農業の方も、今育てている干し大根と葉タバコは続けていきたいとおっしゃいます。

「葉タバコは害があるって言われてるものだけど、歴史とかは2人ともすごく興味を持っていて。古くから育てられてるものだし、植物としても面白いから、残してはいきたいですね」

「干し大根も、今は池田でやってるのはうちとあと1軒くらいなんじゃないかな。櫓を組むための竹の調達からだから、なかなか大変ですからね。しかも自分たちで加工、販売までしないとなかなか成り立たない」

「魅力を自分たちは感じてるけど、でもこの形じゃ絶対残っていかないよねって思っていて。したくなる農業ってなんだろうねって考えてますね。担い手が増えてほしいなと思います」

木下さんは昨年の秋、池田地区の閉園したひかり保育園で、「ひかり青空市」を池田地区の有志のメンバーと開催されました。当日は、地元のおじいちゃんおばあちゃんが野菜を売ったり、子どもたちが遊びにきたり、とっても大盛況でした。

地域を盛り上げたいという気持ちもありながら、やってみようと思ったきっかけは、地元の人たちに問いかけたいこともあったそうです。

「ひかり保育園を取り壊すって聞いていて。自分たちは加工とかで使いたいねって話していたんです。色々話し合いもあったけどいつの間にかその話がなくなってしまって。あそこの活用をここの人たちはどう思ってんのかなっていう、そういう意見も聞きたいなっていうのでやったんです」

「そしたら、想像以上の反響でした。結構地元の人たちが来てくれて、興味あるんだ!みたいな。じゃあ今までなんで黙ってたんだと思って」

子育て中だから勤めることは難しいけれど、そこを使ってチャレンジショップをしてみたいという人もいるそうです。

「ここら辺のおっちゃんたちが、なんか野菜を売ったりしたのがすごい楽しかったんでしょうね。
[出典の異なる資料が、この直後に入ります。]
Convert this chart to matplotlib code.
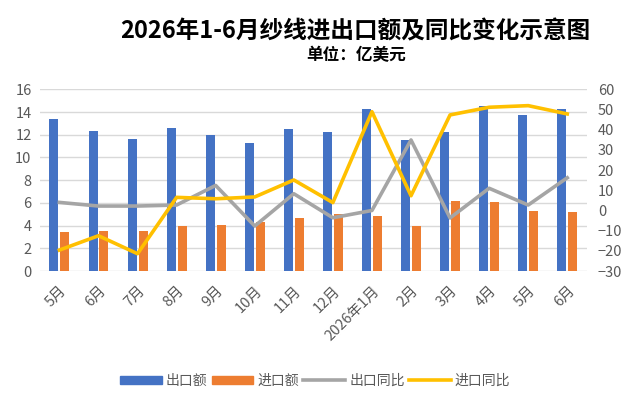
import numpy as np
import matplotlib
matplotlib.use('Agg')
from matplotlib import pyplot as plt
from matplotlib.patches import Patch
from matplotlib.lines import Line2D

plt.rcParams['font.family'] = ['Noto Sans CJK SC', 'DejaVu Sans']

# 月份
months = ['5月', '6月', '7月', '8月', '9月', '10月', '11月', '12月',
          '2026年1月', '2月', '3月', '4月', '5月', '6月']
# 出口额、进口额（亿美元）
export_amt = [13.4, 12.3, 11.6, 12.6, 12.0, 11.3, 12.5, 12.2,
              14.3, 11.5, 12.2, 14.5, 13.7, 14.3]
import_amt = [3.4, 3.5, 3.5, 4.0, 4.05, 4.3, 4.7, 5.0,
              4.85, 4.0, 6.2, 6.1, 5.3, 5.2]
# 同比（%）
export_yoy = [4.0, 2.2, 2.2, 2.7, 12.4, -7.7, 8.3, -3.6,
              0.0, 34.9, -3.7, 11.0, 2.7, 16.2]
import_yoy = [-19.6, -12.5, -21.4, 6.5, 5.8, 6.7, 15.1, 3.9,
              48.9, 7.3, 47.3, 51.1, 51.9, 47.8]

c_exp = '#4472C4'
c_imp = '#ED7D31'
c_eyoy = '#A5A5A5'
c_iyoy = '#FFC000'
txt = '#595959'

fig = plt.figure(figsize=(6.33, 4.04), dpi=100)
ax = fig.add_axes([0.063, 0.329, 0.864, 0.450])
ax2 = ax.twinx()

x = np.arange(len(months))
w = 0.23
ax.bar(x - 0.14, export_amt, width=w, color=c_exp, zorder=2)
ax.bar(x + 0.14, import_amt, width=w, color=c_imp, zorder=2)

ax2.plot(x, export_yoy, color=c_eyoy, lw=2.6, zorder=3)
ax2.plot(x, import_yoy, color=c_iyoy, lw=2.6, zorder=4)

ax.set_xlim(-0.5, len(months) - 0.5)
ax.set_ylim(0, 16)
ax.set_yticks(range(0, 17, 2))
ax2.set_ylim(-30, 60)
ax2.set_yticks(range(-30, 61, 10))

ax.grid(axis='y', color='#D9D9D9', lw=1, zorder=0)
ax.set_axisbelow(True)
for a in (ax, ax2):
    for s in a.spines.values():
        s.set_visible(False)
    a.tick_params(length=0, labelsize=10.5, labelcolor=txt)
ax.tick_params(axis='y', pad=6)
ax2.tick_params(axis='y', pad=8)

ax.set_xticks(x)
ax.set_xticklabels(months, rotation=45, ha='right', rotation_mode='anchor')
ax.tick_params(axis='x', pad=9)

fig.text(0.561, 0.921, '2026年1-6月纱线进出口额及同比变化示意图',
         ha='center', va='center', fontsize=17, fontweight='bold')
fig.text(0.563, 0.864, '单位：亿美元', ha='center', va='center',
         fontsize=12, fontweight='bold')

handles = [Patch(color=c_exp), Patch(color=c_imp),
           Line2D([], [], color=c_eyoy, lw=2.6),
           Line2D([], [], color=c_iyoy, lw=2.6)]
labels = ['出口额', '进口额', '出口同比', '进口同比']
leg = fig.legend(handles, labels, loc='center', bbox_to_anchor=(0.498, 0.057),
                 ncol=4, frameon=False, fontsize=10, handlelength=3.0,
                 handleheight=0.6, columnspacing=0.3, handletextpad=0.3)
for t in leg.get_texts():
    t.set_color(txt)

fig.savefig('out.png', dpi=100)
みんなで使えたらいいなって思います」

木下さんの子どもたちも通う池田小学校も、再来年にはなくなることが決まりました。そんな中でも木下さんは子どもたちに、ここで育ったことに自信を持って欲しいとおっしゃいます。

「魅力的なところで育ったということを将来わかるといいなって思いますね。歴史もあるし、普通は経験できないこともある」

「旦那さんを見ていると、創作物とかすごいなって思う時があって。それは生まれ育った時の感覚が無意識に刻まれていたのかなと思うので、極力イベントの時とか子どもたちも出させていて、いろんな経験をしてもらっています」

「勤めて働かないと生きていけないとかじゃなくて、働くことはこんな田舎でも自分たちで作り出せるんだっていうことを伝えたいです」


編集後記
限られた環境の中で、子どもたちやこの土地に残したいと思うものを、今あるものやつながりをいかしあってなんとか形にしようと動かれている木下さん。この土地が好きなのだということが言葉の端々から感じられました。
朋子さんのように、錦江町に暮らすひとりひとりが、未来や子どもたちがこうあったらいいなと願って暮らしていることを感じていただけたら幸いです。